27 julho, 2009

Miserável

Lavar roupa suja (no sentido figurado da palavra) é talvez a coisa mais patética e constrangedora que uma pessoa possa presenciar. Pois é, eu presenciei e foi no ponto de ônibus perto de casa. (Sempre o ponto de ônibus...).

Um casal de mendigos, um revoltado com o outro. O homem xingando a mulher dos piores nomes depreciativos, ela replicando que quem era tudo isso era a mãe dele, não ela.

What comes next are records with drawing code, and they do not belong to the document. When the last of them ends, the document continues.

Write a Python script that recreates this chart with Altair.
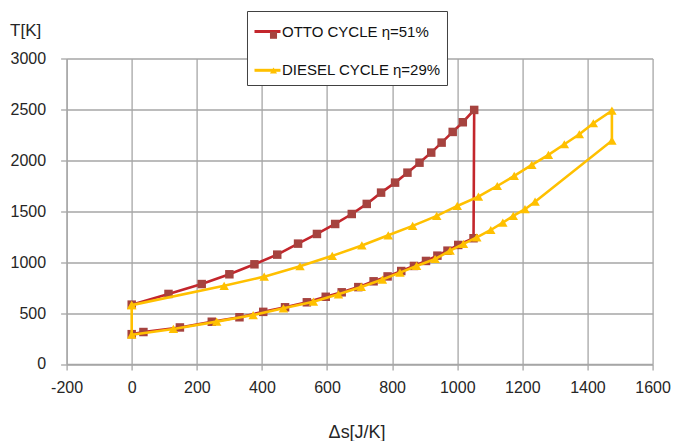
import altair as alt
import pandas as pd

FONT = "Liberation Sans"

OTTO = "OTTO CYCLE η=51%"
DIESEL = "DIESEL CYCLE η=29%"

# Otto cycle: upper branch then lower branch
otto_s_up = [0, 113, 215, 300, 377, 447, 511, 569, 625, 676, 722, 766, 809, 847, 884, 920, 952, 986, 1017, 1052]
otto_T_up = [583, 688, 785, 881, 979, 1074, 1182, 1277, 1375, 1473, 1572, 1683, 1781, 1879, 1977, 2076, 2174, 2279, 2374, 2495]
otto_s_low = [1050, 1003, 970, 939, 904, 867, 828, 786, 743, 696, 645, 596, 538, 471, 404, 331, 246, 148, 36, 0]
otto_T_low = [1235, 1169, 1113, 1064, 1012, 963, 913, 860, 812, 755, 704, 660, 606, 557, 512, 459, 415, 359, 314, 293]

# Diesel cycle: upper branch then lower branch
diesel_s_up = [0, 284, 407, 517, 616, 707, 788, 863, 937, 1000, 1065, 1123, 1175, 1229, 1280, 1329, 1375, 1418, 1475]
diesel_T_up = [578, 768, 858, 960, 1062, 1164, 1264, 1356, 1454, 1552, 1644, 1748, 1847, 1955, 2053, 2158, 2256, 2364, 2488]
diesel_s_low = [1475, 1239, 1208, 1172, 1140, 1103, 1060, 1019, 978, 932, 875, 824, 770, 705, 635, 558, 466, 373, 261, 128, 0]
diesel_T_low = [2193, 1594, 1520, 1454, 1388, 1316, 1244, 1179, 1113, 1031, 963, 897, 829, 757, 684, 612, 547, 481, 416, 344, 288]

x_ticks = list(range(-200, 1601, 200))
y_ticks = list(range(0, 3001, 500))

rows = []
for i, (s, t) in enumerate(zip(otto_s_up + otto_s_low, otto_T_up + otto_T_low)):
    rows.append({"series": OTTO, "marker": "otto", "idx": i, "s": s, "T": t})
d_s = diesel_s_up + diesel_s_low + [diesel_s_up[0]]
d_T = diesel_T_up + diesel_T_low + [diesel_T_up[0]]
for i, (s, t) in enumerate(zip(d_s, d_T)):
    rows.append({"series": DIESEL, "marker": "diesel", "idx": i, "s": s, "T": t})
df = pd.DataFrame(rows)

RED_LINE = "#C3262C"
RED_MARK = "#A6433F"
YELLOW = "#FFC000"

x_enc = alt.X("s:Q", scale=alt.Scale(domain=[-200, 1600], nice=False, zero=False),
              axis=alt.Axis(values=x_ticks, title="Δs[J/K]", labelFlush=False, labelOverlap=False,
                            labelExpr="'' + datum.value",
                            labelPadding=10, titleFontSize=18, titleX=290, titleY=74,
                            titleBaseline="alphabetic", titleAlign="center"))
y_enc = alt.Y("T:Q", scale=alt.Scale(domain=[0, 3000], nice=False),
              axis=alt.Axis(values=y_ticks, title="T[K]", labelFlush=False, labelOverlap=False,
                            labelExpr="'' + datum.value",
                            labelPadding=15, titleAngle=0, titleAlign="left", titleBaseline="middle",
                            titleX=-57, titleY=-28, titleFontSize=17))

leg_line = alt.Legend(title=None, orient="none", legendX=180.4, legendY=11 - 58.5,
                      strokeColor="#404040", fillColor="white", padding=6,
                      labelFont=FONT, labelFontSize=15, labelColor="#111111", labelOffset=0,
                      symbolType="stroke", symbolSize=676, symbolStrokeWidth=3, rowPadding=15.8)
leg_mark = alt.Legend(title=None, orient="none", legendX=194.4, legendY=-35.75, padding=5,
                      labelFont=FONT, labelFontSize=15, labelExpr="''",
                      symbolSize=50, symbolOpacity=1, rowPadding=19.3)

color_scale = alt.Scale(domain=[OTTO, DIESEL], range=[RED_LINE, YELLOW])
fill_scale = alt.Scale(domain=["otto", "diesel"], range=[RED_MARK, YELLOW])
shape_scale = alt.Scale(domain=["otto", "diesel"], range=["square", "triangle-up"])

base = alt.Chart(df)


def layers(name, size):
    sub = base.transform_filter(alt.datum.series == name)
    line = sub.mark_line(strokeWidth=2.6).encode(
        x=x_enc, y=y_enc, order="idx:Q",
        color=alt.Color("series:N", scale=color_scale, legend=leg_line),
    )
    pts = sub.mark_point(filled=True, size=size, opacity=1).encode(
        x=x_enc, y=y_enc,
        fill=alt.Fill("marker:N", scale=fill_scale, legend=leg_mark),
        shape=alt.Shape("marker:N", scale=shape_scale, legend=leg_mark),
    )
    return [line, pts]


chart = alt.layer(*layers(OTTO, 72), *layers(DIESEL, 90)).properties(
    width=586, height=305.5,
    autosize=alt.AutoSizeParams(type="none"),
    padding={"left": 66.6, "top": 58.5, "right": 20, "bottom": 77},
).configure_view(stroke=None).configure_axis(
    gridColor="#a6a6a6", gridWidth=1.3, domainColor="#a6a6a6", domainWidth=1.3,
    tickColor="#a6a6a6", tickWidth=1.3, tickSize=6,
    labelFont=FONT, labelFontSize=16, labelColor="#262626",
    titleFont=FONT, titleFontWeight="normal", titleColor="#262626",
)

chart.save("out.html", embed_options={"renderer": "svg", "actions": False})
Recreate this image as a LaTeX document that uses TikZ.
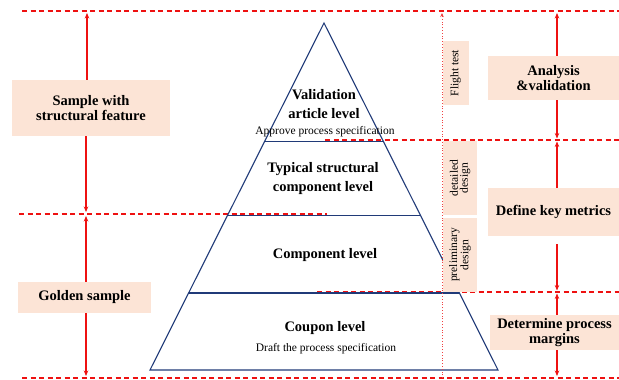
\documentclass[tikz,border=0pt]{standalone}
\usepackage{fontspec}
\setmainfont{Liberation Serif}
\usetikzlibrary{arrows.meta,calc}

\definecolor{peach}{HTML}{FCE4D6}
\definecolor{navy}{HTML}{203A78}
\definecolor{redline}{HTML}{EE1111}

\tikzset{
	lvl/.style={font=\bfseries\fontsize{14.5}{18.5}\selectfont, align=center, inner sep=0pt},
	note/.style={font=\fontsize{11.5}{13}\selectfont, inner sep=0pt},
	tag/.style={fill=peach, font=\bfseries\fontsize{14.5}{15.5}\selectfont, align=center, inner sep=0pt},
	phase/.style={fill=peach, font=\fontsize{11.5}{10}\selectfont, align=center, rotate=90, inner sep=0pt},
	sepline/.style={redline, dash pattern=on 5pt off 3.5pt, line width=1.1pt},
	span/.style={redline, line width=1.1pt, -{Stealth[length=5.5pt,width=4.5pt]}},
}

\begin{document}
\begin{tikzpicture}[x=1pt, y=-1pt]
	\useasboundingbox (0,0) rectangle (619,380);
	% guide lines
	\draw[sepline] (22,11) -- (619,11);
	\draw[sepline] (325,140) -- (619,140);
	\draw[sepline] (19,214) -- (327,214);
	\draw[sepline] (317,292) -- (619,292);
	\draw[sepline] (22,378) -- (619,378);
	% pyramid
	\coordinate (apex) at (324,23);
	\coordinate (bl) at (150,370);
	\coordinate (br) at (498,370);
	\draw[navy, line width=1.1pt] (apex) -- (bl) -- (br) -- cycle;
	\foreach \t in {0.3415,0.5548,0.7781}
		\draw[navy, line width=1.1pt] ($(apex)!\t!(bl)$) -- ($(apex)!\t!(br)$);
	\node[lvl] (valid) at (324,104) {Validation\\article level};
	\node[note] (approve) at (325,132) {Approve process specification};
	\node[lvl] (typical) at (323,178.5) {Typical structural\\component level};
	\node[lvl] (comp) at (325,255) {Component level};
	\node[lvl] (coupon) at (325,328) {Coupon level};
	\node[note] (draft) at (326,349) {Draft the process specification};
	% phases
	\coordinate (ftop) at (442,13);
	\coordinate (fbot) at (442,378);
	\draw[redline!80, dotted, line width=0.8pt, -{Stealth[length=4pt,width=3.5pt]}] (fbot) -- (ftop);
	\node[phase, minimum width=64pt, minimum height=26pt] (flight) at (455.5,73) {Flight test};
	\node[phase, minimum width=74pt, minimum height=34pt] (detail) at (460,178) {detailed\\design};
	\node[phase, minimum width=74pt, minimum height=34pt] (prelim) at (460,255) {preliminary\\design};
	% left tags
	\node[tag, minimum width=158pt, minimum height=56pt] (sample) at (91,108) {Sample with\\structural feature};
	\node[tag, minimum width=133pt, minimum height=31pt] (golden) at (84.5,297.5) {Golden sample};
	\coordinate (ls1) at (87,13);
	\coordinate (ls2) at (86,212);
	\coordinate (lg1) at (86,216);
	\coordinate (lg2) at (86,376);
	\draw[span] (sample.north -| ls1) -- (ls1);
	\draw[span] (sample.south -| ls2) -- (ls2);
	\draw[span] (golden.north -| lg1) -- (lg1);
	\draw[span] (golden.south -| lg2) -- (lg2);
	% right tags
	\node[tag, minimum width=131pt, minimum height=44pt] (analysis) at (553.5,78) {Analysis\\\&validation};
	\node[tag, minimum width=131pt, minimum height=48pt] (metrics) at (553.5,212) {Define key metrics};
	\node[tag, minimum width=129pt, minimum height=35pt] (margins) at (554.5,332.5) {Determine process\\margins};
	\coordinate (ra1) at (557,13);
	\coordinate (ra2) at (557,138.5);
	\coordinate (rd1) at (557,141.5);
	\coordinate (rd2) at (557,290.5);
	\coordinate (rm1) at (557,293.5);
	\coordinate (rm2) at (557,376);
	\draw[span] (analysis.north -| ra1) -- (ra1);
	\draw[span] (analysis.south -| ra2) -- (ra2);
	\draw[span] (metrics.north -| rd1) -- (rd1);
	\draw[span, shorten <=8pt] (metrics.south -| rd2) -- (rd2);
	\draw[span] (margins.north -| rm1) -- (rm1);
	\draw[span] (margins.south -| rm2) -- (rm2);
\end{tikzpicture}
\end{document}
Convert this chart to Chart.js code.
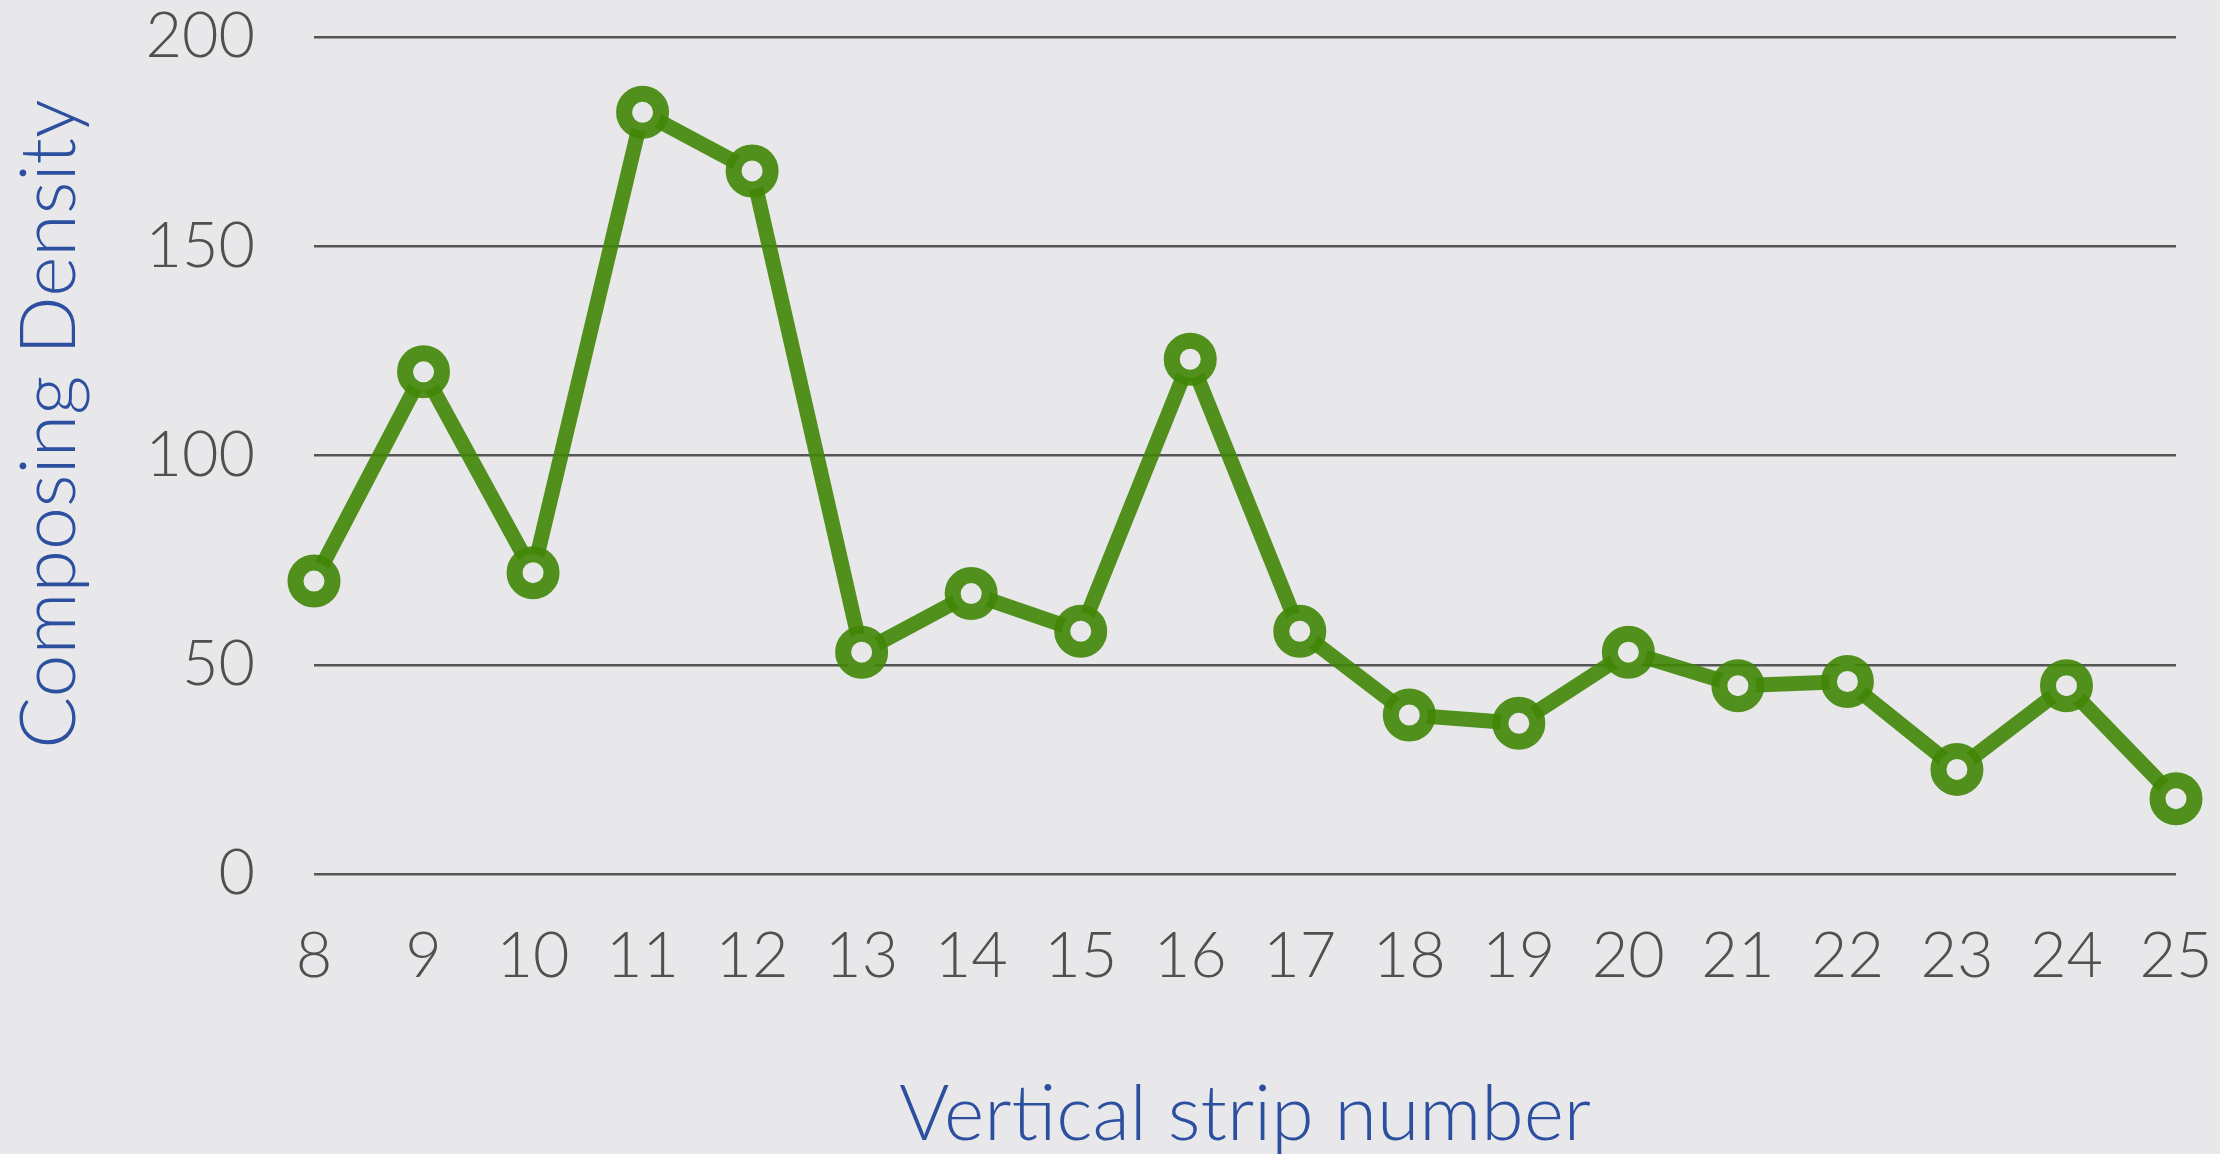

Comecei a sentir pena dela. Estava um frio horrível e ela estava com uma calça LEG com o final na perna de fora. As mãos estavam encardidas, as pontas dos dedos pretas como piche. Vendo os dois insultando um ao outro, me deu pena. Além de miseráveis, eram infelizes. Como se por um capricho da vida a privação de quase tudo e a sujeira no corpo não bastassem, era necessário também deixar o coração e a mente no mesmo limite físico que o corpo. Como pode a miséria não ser castigo o suficiente?, perguntei a mim mesmo.

Então ela se aprumou onde estava sentada e eu a vi: a garrafa. Ahhh, agora faz sentido, concluí. É o conflito causado pelo álcool, a guerra da bebida, os peixes morrendo pelo boca, como diz o ditado.

O homem, ainda dizendo palavras ofensivas, se afastou. A mulher continuou sentada, respondendo e logo se cansou. Em seguida, afirmou em voz alta que não queria falar palavrões porque tinha muita gente ali. Se levantou, com esforço apoiando-se nas duas pernas. Pegou a garrafa, caminhou e ia se afastando, levando consigo toda a nossa reprovação.

Então parou. Olhou no fundo dos olhos de um casal que estava parado a sua frente, abraçado. Levantou a mão e expôs a palma da mão para o casal, os dedos para cima, num claro gesto de interrupção, como se pudesse dessa maneira parar a repreensão e constrangimento que todos sentiam. Em seguida, disse: "Me desculpe, por isso. Por favor, gente, me desculpe". A mão se abaixou e a mulher se retirou pisando firme, o recado dado ao casal percebidamente valendo para todos ali.

Ela não cambaleava, não falava arrastado. Ela não estava bêbada, afinal. A conclusão foi baseada principalmente no pedido de desculpas final. Uma pessoa alterada pela bebida não fica com a cabeça no lugar, não mostra humildade, não pede desculpas. Ela se foi e a pena que eu sentia dela voltou.

Funcionou, pensei. A mão erguida dela barrou em mim o julgamento injusto que eu fazia da mulher. E no momento em que a mão recuou-se e fechou, ela já carregava, como tanto desejou, o meu perdão.

Porque, diabos, a miséria realmente já é castigo o suficiente.